The Three Crowns are recorded as ringing the shield of Magnus Ladulås (a Swedish king), right back from the late 13th century.
The actual arms with three crowns have been also found in a fresco in Avignon, commemorating a meeting of cardinals, which took place in 1336.
It is known that the arms with three crowns were first used in a seal of a Swedish king Albrecht in 1364. Soon after this, the emblem became the arms of Sweden, rather than the arms of the dynasty in power.
Regardless of how the Three Crowns originated, the emblem is often used as a symbol of authority by the Swedish government and by Swedish embassies in other countries.

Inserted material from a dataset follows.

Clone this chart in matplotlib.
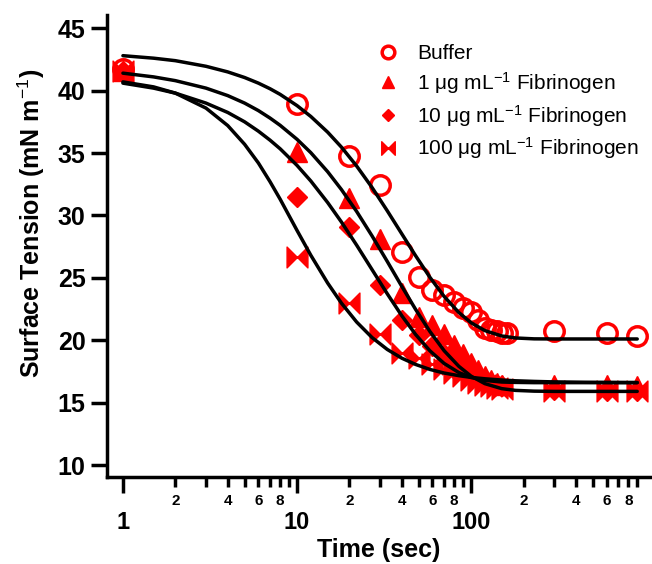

The three crowns on Stockholm's City Hall.
The emblem is used in less formal and formal roles:
•The Swedish national men's ice hockey team, wear the symbol on their sweaters and usually three blue crowns on a yellow shirt. Consequently this national team have been called ‘Three Crowns’.
•The emblem can be found atop the Stockholm City Hall.
• The Three Crowns are used as the roundel on Swedish Air Force military aircraft.
•This emblem is also used as a sign on Swedish military equipment in general.
•The Three Crowns also appear on the uniforms and vehicles of the Swedish Police Service.
In the 1550s, King Gustav Vasa of Sweden learnt that the Danish King Christian III had added The Three Crowns to his own coat of arms. Gustav thought this was Christian III's sign of intending to conquer Sweden and resurrect the union. Christian argued that since the monarchs of the Union had used it, the symbol belonged to both kingdoms.
In Sweden The Three Crowns were regarded as exclusively Swedish;this led to a long-lasting diplomatic conflict. From the beginning of the 17th century both countries agreed they may each use The Three Crowns in their coats of arms.